With the Global Space Conference in Abu Dhabi unfolding, 11 Arab countries came together by signing a new charter that would establish the first pan-Arab Space Organization. It is the first body of its kind that would seek to develop the region’s flourishing space sector.

The second edition of the UAE’s Global Space Conference was the largest gathering of global space industry leaders in the Middle East and North Africa.

Via The National.

11 years ago, the UAE proposed the establishment of an Arab Space Organization, submitting plans to the region’s governments and pushing for the idea at the Global Space Forum a year later in 2009.

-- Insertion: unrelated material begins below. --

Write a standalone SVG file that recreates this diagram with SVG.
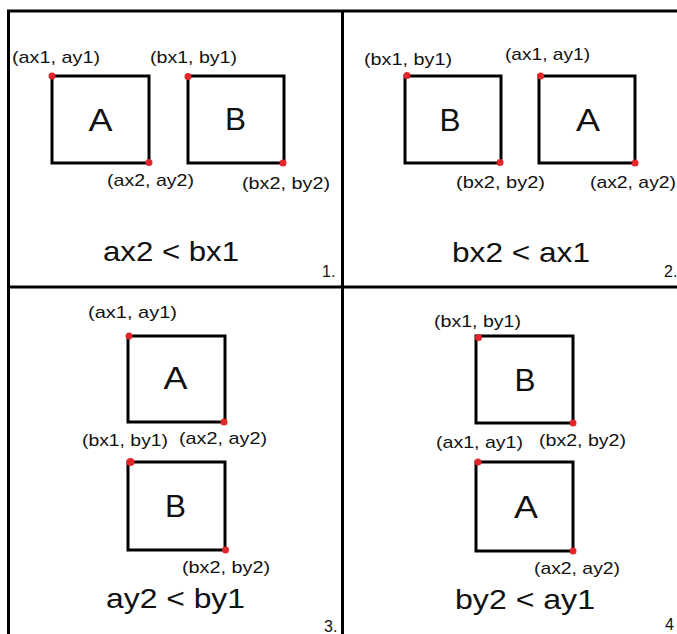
<svg xmlns="http://www.w3.org/2000/svg" width="677" height="634" viewBox="0 0 677 634">
<style>
.grid{stroke:#000;stroke-width:3;fill:none}
.box{stroke:#000;stroke-width:3;fill:none}
.dot{fill:#e3262b}
text{font-family:"Liberation Sans",Arial,sans-serif;fill:#111}
.lbl{font-size:17px}
.big{font-size:28px}
.let{font-size:31px;text-anchor:middle}
.num{font-size:16px}
</style>
<rect width="677" height="634" fill="#fff"/>
<g id="grid">
<line class="grid" x1="7" y1="11" x2="677" y2="11"/>
<line class="grid" x1="8.5" y1="10" x2="8.5" y2="634"/>
<line class="grid" x1="7" y1="287" x2="677" y2="287"/>
<line class="grid" x1="342.5" y1="10" x2="342.5" y2="634"/>
</g>
<g id="connectors"></g>

<!-- Panel 1 -->
<g id="p1-A">
<rect class="box" x="52" y="76" width="97" height="87"/>
<text class="let" x="100.5" y="131" textLength="24" lengthAdjust="spacingAndGlyphs">A</text>
<circle class="dot" cx="52" cy="76" r="3.5"/><circle class="dot" cx="149" cy="162.5" r="3.5"/>
<text class="lbl" x="12" y="63" textLength="88" lengthAdjust="spacingAndGlyphs">(ax1, ay1)</text>
<text class="lbl" x="107" y="186" textLength="87" lengthAdjust="spacingAndGlyphs">(ax2, ay2)</text>
</g>
<g id="p1-B">
<rect class="box" x="188" y="76" width="96" height="87"/>
<text class="let" x="235.5" y="130" textLength="21" lengthAdjust="spacingAndGlyphs">B</text>
<circle class="dot" cx="188" cy="76.5" r="3.5"/><circle class="dot" cx="283" cy="163" r="3.5"/>
<text class="lbl" x="150" y="63" textLength="87" lengthAdjust="spacingAndGlyphs">(bx1, by1)</text>
<text class="lbl" x="242" y="189" textLength="88" lengthAdjust="spacingAndGlyphs">(bx2, by2)</text>
</g>
<g id="p1-caption">
<text class="big" x="103" y="261" textLength="136" lengthAdjust="spacingAndGlyphs">ax2 &lt; bx1</text>
<text class="num" x="322" y="277">1.</text>
</g>

<!-- Panel 2 -->
<g id="p2-B">
<rect class="box" x="405" y="76" width="96" height="87"/>
<text class="let" x="450" y="131" textLength="21" lengthAdjust="spacingAndGlyphs">B</text>
<circle class="dot" cx="407" cy="75.5" r="3.5"/><circle class="dot" cx="500" cy="162.5" r="3.5"/>
<text class="lbl" x="364" y="65" textLength="88" lengthAdjust="spacingAndGlyphs">(bx1, by1)</text>
<text class="lbl" x="456" y="188" textLength="89" lengthAdjust="spacingAndGlyphs">(bx2, by2)</text>
</g>
<g id="p2-A">
<rect class="box" x="539" y="76" width="96" height="87"/>
<text class="let" x="588" y="131" textLength="24" lengthAdjust="spacingAndGlyphs">A</text>
<circle class="dot" cx="540.5" cy="76" r="3.5"/><circle class="dot" cx="635" cy="163" r="3.5"/>
<text class="lbl" x="505" y="60" textLength="85" lengthAdjust="spacingAndGlyphs">(ax1, ay1)</text>
<text class="lbl" x="590" y="188" textLength="86" lengthAdjust="spacingAndGlyphs">(ax2, ay2)</text>
</g>
<g id="p2-caption">
<text class="big" x="452" y="262" textLength="138" lengthAdjust="spacingAndGlyphs">bx2 &lt; ax1</text>
<text class="num" x="664" y="277">2.</text>
</g>

<!-- Panel 3 -->
<g id="p3-A">
<rect class="box" x="128" y="336" width="97" height="86"/>
<text class="let" x="175.5" y="389" textLength="24" lengthAdjust="spacingAndGlyphs">A</text>
<circle class="dot" cx="129" cy="336" r="3.5"/><circle class="dot" cx="224" cy="422" r="3.5"/>
<text class="lbl" x="88" y="318" textLength="89" lengthAdjust="spacingAndGlyphs">(ax1, ay1)</text>
<text class="lbl" x="179" y="444" textLength="88" lengthAdjust="spacingAndGlyphs">(ax2, ay2)</text>
</g>
<g id="p3-B">
<rect class="box" x="128" y="462" width="97" height="88"/>
<text class="let" x="175.5" y="517" textLength="21" lengthAdjust="spacingAndGlyphs">B</text>
<circle class="dot" cx="130.5" cy="462" r="4"/><circle class="dot" cx="225.5" cy="550" r="3.5"/>
<text class="lbl" x="82" y="446" textLength="86" lengthAdjust="spacingAndGlyphs">(bx1, by1)</text>
<text class="lbl" x="182" y="573" textLength="88" lengthAdjust="spacingAndGlyphs">(bx2, by2)</text>
</g>
<g id="p3-caption">
<text class="big" x="106" y="608" textLength="139" lengthAdjust="spacingAndGlyphs">ay2 &lt; by1</text>
<text class="num" x="324" y="632">3.</text>
</g>

<!-- Panel 4 -->
<g id="p4-B">
<rect class="box" x="476" y="336" width="97" height="87"/>
<text class="let" x="525" y="391" textLength="21" lengthAdjust="spacingAndGlyphs">B</text>
<circle class="dot" cx="478.5" cy="337.5" r="3.5"/><circle class="dot" cx="573" cy="423" r="3.5"/>
<text class="lbl" x="434" y="327" textLength="87" lengthAdjust="spacingAndGlyphs">(bx1, by1)</text>
<text class="lbl" x="539" y="446" textLength="87" lengthAdjust="spacingAndGlyphs">(bx2, by2)</text>
</g>
<g id="p4-A">
<rect class="box" x="476" y="462" width="97" height="89"/>
<text class="let" x="526" y="518" textLength="24" lengthAdjust="spacingAndGlyphs">A</text>
<circle class="dot" cx="478" cy="462" r="3.5"/><circle class="dot" cx="573" cy="551" r="3.5"/>
<text class="lbl" x="436" y="448" textLength="87" lengthAdjust="spacingAndGlyphs">(ax1, ay1)</text>
<text class="lbl" x="534" y="574" textLength="86" lengthAdjust="spacingAndGlyphs">(ax2, ay2)</text>
</g>
<g id="p4-caption">
<text class="big" x="455" y="609" textLength="140" lengthAdjust="spacingAndGlyphs">by2 &lt; ay1</text>
<text class="num" x="665" y="630">4</text>
</g>
</svg>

Back then, Abu Dhabi envisioned a joint civilian project that would bring scientists from all across the region to participate in research. In addition, the agency would monitor security, as well as environmental changes, through equatorial satellites. The organization would have reduced the cost Arab countries would have to pay to put satellites into orbit using foreign space foundations.

After the proposal, little to no effort was exerted by fellow Arab nations to consolidate the idea, and as a result, the blueprint fell apart. At that time, the Arab Spring had each country focusing on its inner challenges and Arab cooperation in space was simply put to the sidelines.

In 2014, a presidential decree saw the inauguration of the United Arab Emirates Space Agency, and by then, the Emirates had already put a satellite in space and established an Earth Observation Center in Abu Dhabi.

A decade later, Arab countries would come together and agree that the time has come for joint cooperation in space, and for the first time in over a decade, the UAE’s original vision came to fruition.

Via The National.

Sheikh Mohammed bin Rashed, Vice President and Ruler of Dubai, announced the inauguration of the new space foundation. He also revealed that their first project is a satellite named 813 that would monitor the effect of climate change on the region.

The Sheikh added that the satellite is named after the year on which the Baghdad-based House of Wisdom, as well as the School of Astronomy, were established.

“The House brought together scientists, translated knowledge, and became a place for the region to unleash its scientific energy,” he tweeted.

Via The National.

The UAE had brought countries of the Arab world to work together on this project because, at the end of the day, we share history, culture, language, and civilization.

“Our region is a civilization. Our youth are builders of civilizations. We must all believe in this principle,” Sheikh Mohammed bin Rashed concluded.

WE SAID THIS: The Arab world is making a comeback to a new golden age of knowledge!